Jesus is the radiance of the glory of God and when he had done his most glorious work, he returned to the place
of the highest glory where he was before the world began with his Father.
Second, the cross is the place where God’s
glorious attributes collect and coalesce most perfectly.
In the cross we see that the holy justice
of a God will not
let the guilty go unpunished—we see a God whose holy, sin-hating wrath is unleashed with infinite fury upon sin. We
should tremble at God’s intense rage against sin manifest in the cross of Christ.
In the cross we see not only God’s wrath
against the sin he so violently hates in his holiness, but we also see God’s immense, indescribable, unsearchable
love for his children because he did not leave us in that place of wrath.
He spared them by offering us a substitute
sacrifice—His own Son--to pay our justly deserved penalty.
“Christ
died for sins once for all, the righteous for the unrighteous, to bring you to God
[1 Peter 3:18]. These glorious and seemingly contradictory attributes of God breath-takingly merge in the cross
of Christ.
God’s justice and God’s mercy, his majesty
and humility are united in the cross of Christ and the result is an explosion of the glory of God that will for
all eternity redound to the heavens.
In the cross we see the fulfillment of God’s
glorious redemptive plan, which was created in eternity past and which is the central theme of sacred scripture.

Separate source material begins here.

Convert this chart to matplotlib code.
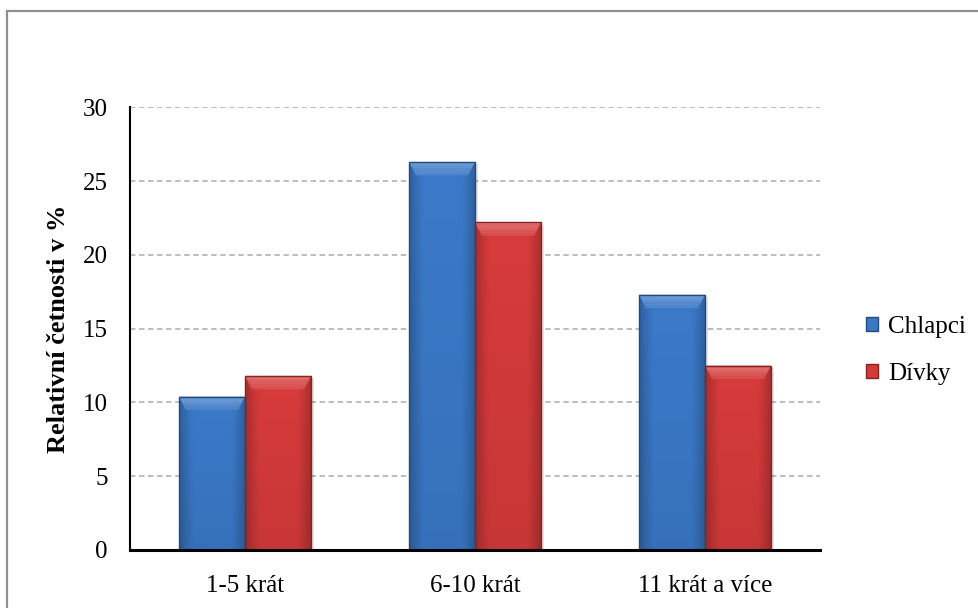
import numpy as np
import matplotlib
matplotlib.use("Agg")
import matplotlib.pyplot as plt
from matplotlib.patches import Rectangle, Polygon, Patch
from matplotlib.colors import to_rgb

# Data
categories = ["1-5 krát", "6-10 krát", "11 krát a více"]
chlapci = [10.4, 26.3, 17.3]
divky = [11.8, 22.2, 12.5]
series_names = ["Chlapci", "Dívky"]
y_ticks = [0, 5, 10, 15, 20, 25, 30]

blue = "#3a78c6"
red = "#d43a3a"

plt.rcParams["font.family"] = ["Liberation Serif", "DejaVu Serif"]

fig = plt.figure(figsize=(9.79, 6.08), dpi=100)
ax = fig.add_axes([0.1328, 0.0954, 0.8376 - 0.1328, 0.8235 - 0.0954])

x = np.arange(len(categories))
width = 0.287


def shade(color, f):
    r, g, b = to_rgb(color)
    if f >= 1:
        return tuple(c + (1 - c) * (f - 1) for c in (r, g, b))
    return tuple(c * f for c in (r, g, b))


def fancy_bars(xpos, values, color):
    bars = ax.bar(xpos, values, width, color=color, zorder=3, linewidth=0)
    base = np.array(to_rgb(color))
    for b in bars:
        x0, w, h = b.get_x(), b.get_width(), b.get_height()
        # soft drop shadow
        ax.add_patch(Rectangle((x0 + 0.008, -0.25), w + 0.006, h + 0.1,
                               facecolor="#000000", alpha=0.10, zorder=2,
                               linewidth=0))
        # horizontal + vertical shading inside the bar
        nx, ny = 60, 80
        u = np.linspace(0, 1, nx)
        v = np.linspace(0, 1, ny)
        hprof = 0.80 + 0.22 * np.clip(np.sin(np.pi * u) * 1.6, 0, 1)
        vprof = 0.92 + 0.08 * v
        fac = vprof[:, None] * hprof[None, :]
        img = np.clip(base[None, None, :] * fac[:, :, None], 0, 1)
        im = ax.imshow(img, extent=(x0, x0 + w, 0, h), origin="lower",
                       aspect="auto", zorder=3.5, interpolation="bilinear")
        im.set_clip_path(b)
        # bevelled top edge, fading downward
        dy = 0.9
        dx = 0.03
        top = h
        steps = 6
        for k in range(steps):
            t0 = k / steps
            t1 = (k + 1) / steps
            ax.add_patch(Polygon(
                [(x0 + dx * t0, top - dy * t0), (x0 + w - dx * t0, top - dy * t0),
                 (x0 + w - dx * t1, top - dy * t1), (x0 + dx * t1, top - dy * t1)],
                closed=True, facecolor=shade(color, 1.28 - 0.2 * t0),
                linewidth=0, zorder=4))
        # dark outline
        ax.add_patch(Rectangle((x0, 0), w, h, fill=False,
                               edgecolor=shade(color, 0.62), linewidth=1.0,
                               zorder=4.5))
    return bars


fancy_bars(x - width / 2, chlapci, blue)
fancy_bars(x + width / 2, divky, red)

ax.set_xlim(-0.5, 2.5)
ax.set_ylim(0, 30)
ax.set_yticks(y_ticks)
ax.set_xticks(x)
ax.set_xticklabels(categories)
ax.tick_params(axis="both", length=0, labelsize=18)
ax.tick_params(axis="y", pad=16)
ax.tick_params(axis="x", pad=18)

ax.yaxis.grid(True, color="#b8b8b8", linestyle=(0, (3, 2)), linewidth=1.3,
              zorder=0)
ax.set_axisbelow(True)

for s in ["top", "right"]:
    ax.spines[s].set_visible(False)
ax.spines["left"].set_linewidth(1.5)
ax.spines["bottom"].set_linewidth(2.2)
ax.spines["bottom"].set_zorder(6)

ax.set_ylabel("Relativní četnosti v %", fontsize=19, fontweight="bold",
              labelpad=9)

handles = [Patch(facecolor=blue, edgecolor=shade(blue, 0.6)),
           Patch(facecolor=red, edgecolor=shade(red, 0.6))]
fig.legend(handles, series_names, loc="center left",
           bbox_to_anchor=(0.862, 0.424), frameon=False, fontsize=18,
           handlelength=0.48, handleheight=0.48, handletextpad=0.4,
           labelspacing=1.0)

# outer chart frame
fig.add_artist(Rectangle((7.5 / 979, -0.05), 1.1, (608 - 10.5) / 608 + 0.05,
                         transform=fig.transFigure, fill=False,
                         edgecolor="#8f8f8f", linewidth=1.6))

fig.savefig("out.png", dpi=100)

This morning as we participate in the Lord’s Supper, ask God to reveal to you the glory of Christ displayed in the cross. As he does, you will come to the unavoidable conclusion that this glory that we have seen and received of in the cross is a glory far too great to keep to ourselves. We MUST—allow others to see this! We MUST bring this glorious message of the cross to the nations who have never heard about it. We MUST not keep this message from our friends and family and neighbors here and to the nations. We MUST do whatever we can to allow the glory of God as seen in the radiance of His crucified and risen Son to be put on display for the sake of His Name. May God give us grace to have this God-like zeal for his glory here and to the nations.